▸ **TASK TO CARRY OUT**
For the listing underneath, give the count of lines containing the string "this" and nothing further.

== DATA ROWS ==

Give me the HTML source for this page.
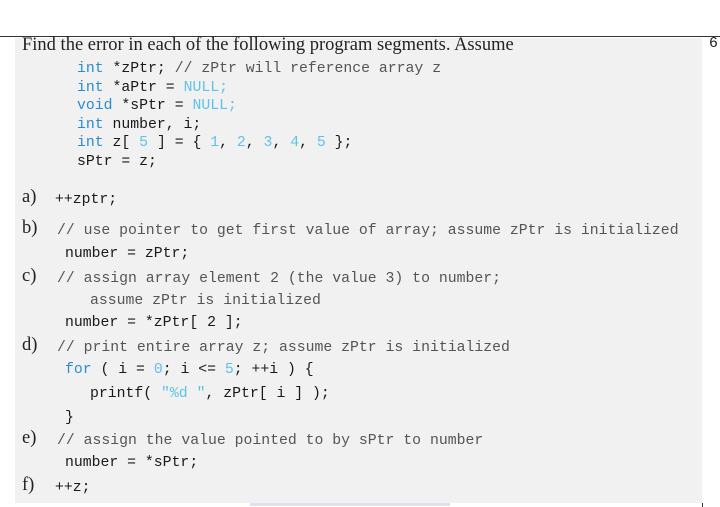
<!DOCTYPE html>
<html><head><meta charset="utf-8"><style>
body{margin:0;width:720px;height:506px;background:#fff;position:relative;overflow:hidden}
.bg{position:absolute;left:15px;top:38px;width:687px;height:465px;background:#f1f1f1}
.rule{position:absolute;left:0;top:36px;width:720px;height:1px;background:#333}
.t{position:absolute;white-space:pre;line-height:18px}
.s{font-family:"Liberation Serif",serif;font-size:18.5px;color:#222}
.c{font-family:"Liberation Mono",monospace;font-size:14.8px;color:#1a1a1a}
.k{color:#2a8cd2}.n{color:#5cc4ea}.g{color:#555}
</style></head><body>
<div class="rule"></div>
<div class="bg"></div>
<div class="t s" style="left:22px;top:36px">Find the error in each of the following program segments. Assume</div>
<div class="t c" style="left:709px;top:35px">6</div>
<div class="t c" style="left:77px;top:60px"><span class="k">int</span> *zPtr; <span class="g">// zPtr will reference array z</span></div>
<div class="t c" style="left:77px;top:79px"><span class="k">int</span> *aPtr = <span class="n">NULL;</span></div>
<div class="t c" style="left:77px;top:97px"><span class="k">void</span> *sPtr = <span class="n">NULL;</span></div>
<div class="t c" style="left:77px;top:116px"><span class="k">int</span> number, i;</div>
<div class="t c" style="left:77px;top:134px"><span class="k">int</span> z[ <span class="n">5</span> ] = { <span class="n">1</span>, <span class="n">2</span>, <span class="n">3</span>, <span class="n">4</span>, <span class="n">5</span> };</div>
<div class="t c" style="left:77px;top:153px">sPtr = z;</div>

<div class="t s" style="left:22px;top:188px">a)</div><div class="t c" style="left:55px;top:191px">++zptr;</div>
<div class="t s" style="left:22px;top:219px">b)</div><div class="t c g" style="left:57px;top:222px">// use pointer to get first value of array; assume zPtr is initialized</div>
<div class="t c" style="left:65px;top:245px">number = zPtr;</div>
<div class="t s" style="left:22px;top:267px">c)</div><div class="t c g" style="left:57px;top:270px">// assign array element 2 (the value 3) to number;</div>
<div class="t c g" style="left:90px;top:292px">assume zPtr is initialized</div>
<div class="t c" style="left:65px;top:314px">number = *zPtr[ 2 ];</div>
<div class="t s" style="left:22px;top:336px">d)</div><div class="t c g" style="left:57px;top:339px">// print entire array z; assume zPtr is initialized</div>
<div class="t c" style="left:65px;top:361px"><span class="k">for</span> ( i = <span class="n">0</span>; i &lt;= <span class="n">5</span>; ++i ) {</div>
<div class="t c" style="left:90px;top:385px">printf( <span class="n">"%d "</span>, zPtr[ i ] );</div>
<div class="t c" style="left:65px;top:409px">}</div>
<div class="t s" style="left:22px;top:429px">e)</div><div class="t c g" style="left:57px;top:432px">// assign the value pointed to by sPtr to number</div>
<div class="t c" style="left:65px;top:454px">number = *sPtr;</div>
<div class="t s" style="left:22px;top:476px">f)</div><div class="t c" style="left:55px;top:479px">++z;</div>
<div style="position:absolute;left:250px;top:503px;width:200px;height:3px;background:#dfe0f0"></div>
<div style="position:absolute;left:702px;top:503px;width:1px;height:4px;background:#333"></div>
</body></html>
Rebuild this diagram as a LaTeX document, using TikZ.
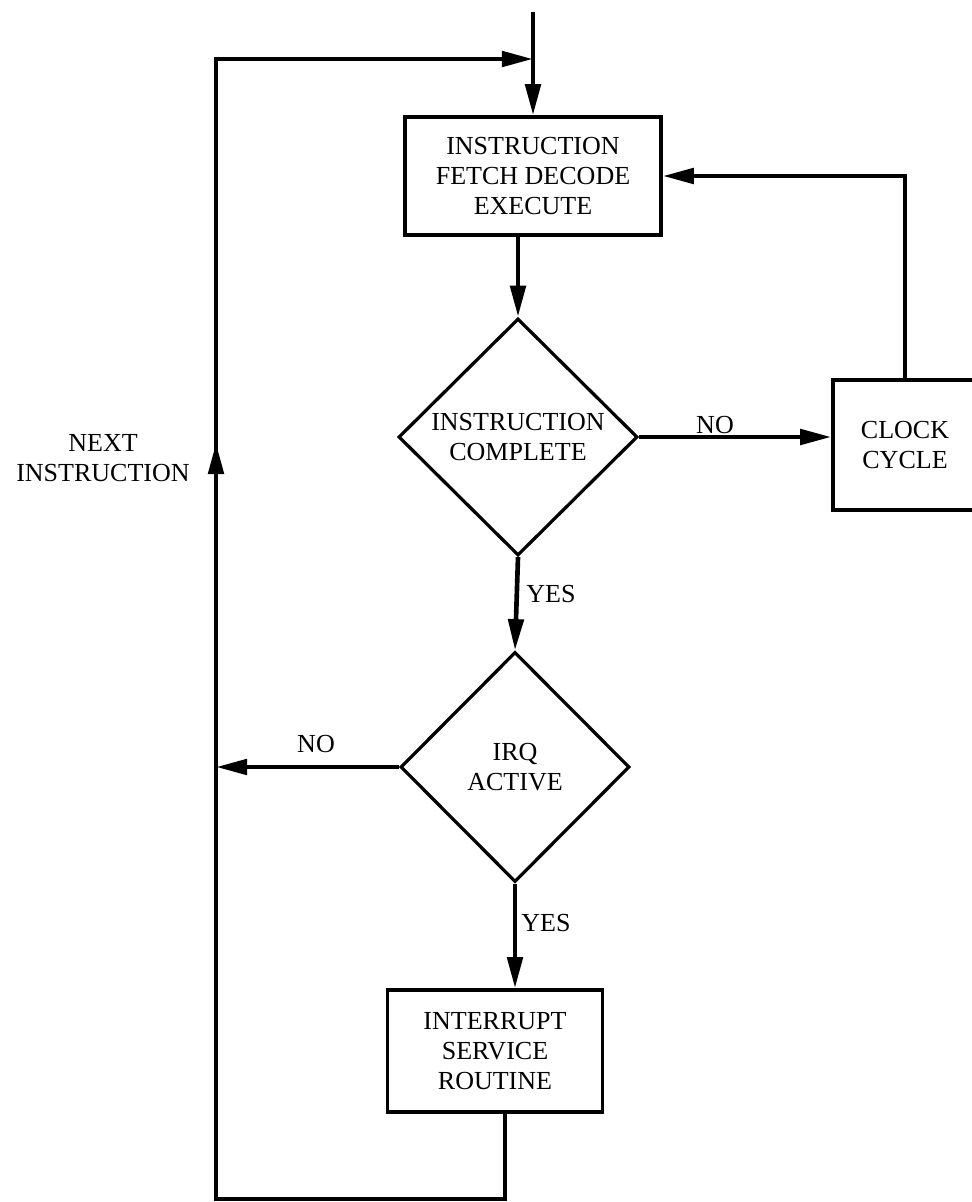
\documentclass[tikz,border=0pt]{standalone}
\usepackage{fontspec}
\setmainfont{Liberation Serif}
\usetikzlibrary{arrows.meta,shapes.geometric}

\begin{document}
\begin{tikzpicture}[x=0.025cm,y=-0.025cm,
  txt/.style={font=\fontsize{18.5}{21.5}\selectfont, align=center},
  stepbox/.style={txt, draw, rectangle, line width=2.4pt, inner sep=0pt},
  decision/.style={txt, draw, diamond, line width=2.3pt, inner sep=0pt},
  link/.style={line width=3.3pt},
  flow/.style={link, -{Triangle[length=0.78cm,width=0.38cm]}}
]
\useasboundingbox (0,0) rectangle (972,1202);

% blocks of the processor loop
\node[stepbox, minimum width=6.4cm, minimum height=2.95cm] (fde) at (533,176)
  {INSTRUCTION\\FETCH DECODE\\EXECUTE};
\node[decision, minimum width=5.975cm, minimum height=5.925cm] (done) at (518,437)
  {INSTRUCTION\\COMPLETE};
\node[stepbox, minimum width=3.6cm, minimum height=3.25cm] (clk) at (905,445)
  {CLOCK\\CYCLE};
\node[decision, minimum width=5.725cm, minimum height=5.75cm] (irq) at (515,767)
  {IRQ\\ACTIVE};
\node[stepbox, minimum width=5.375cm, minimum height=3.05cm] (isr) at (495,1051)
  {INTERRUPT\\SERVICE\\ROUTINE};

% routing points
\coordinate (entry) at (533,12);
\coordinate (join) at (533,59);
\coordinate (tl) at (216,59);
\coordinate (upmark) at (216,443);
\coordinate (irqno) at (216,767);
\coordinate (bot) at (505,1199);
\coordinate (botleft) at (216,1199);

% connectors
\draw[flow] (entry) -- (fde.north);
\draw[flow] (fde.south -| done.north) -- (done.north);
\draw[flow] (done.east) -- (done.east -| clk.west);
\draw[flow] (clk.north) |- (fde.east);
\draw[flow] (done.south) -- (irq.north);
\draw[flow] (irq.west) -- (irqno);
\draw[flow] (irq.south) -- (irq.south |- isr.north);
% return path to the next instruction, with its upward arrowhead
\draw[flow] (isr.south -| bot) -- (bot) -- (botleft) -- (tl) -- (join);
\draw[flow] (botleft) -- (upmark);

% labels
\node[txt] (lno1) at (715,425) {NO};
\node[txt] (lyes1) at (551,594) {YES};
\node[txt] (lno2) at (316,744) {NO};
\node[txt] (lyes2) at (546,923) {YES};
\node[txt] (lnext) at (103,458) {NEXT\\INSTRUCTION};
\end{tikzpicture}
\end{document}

===

▸ **SOLUTION**
2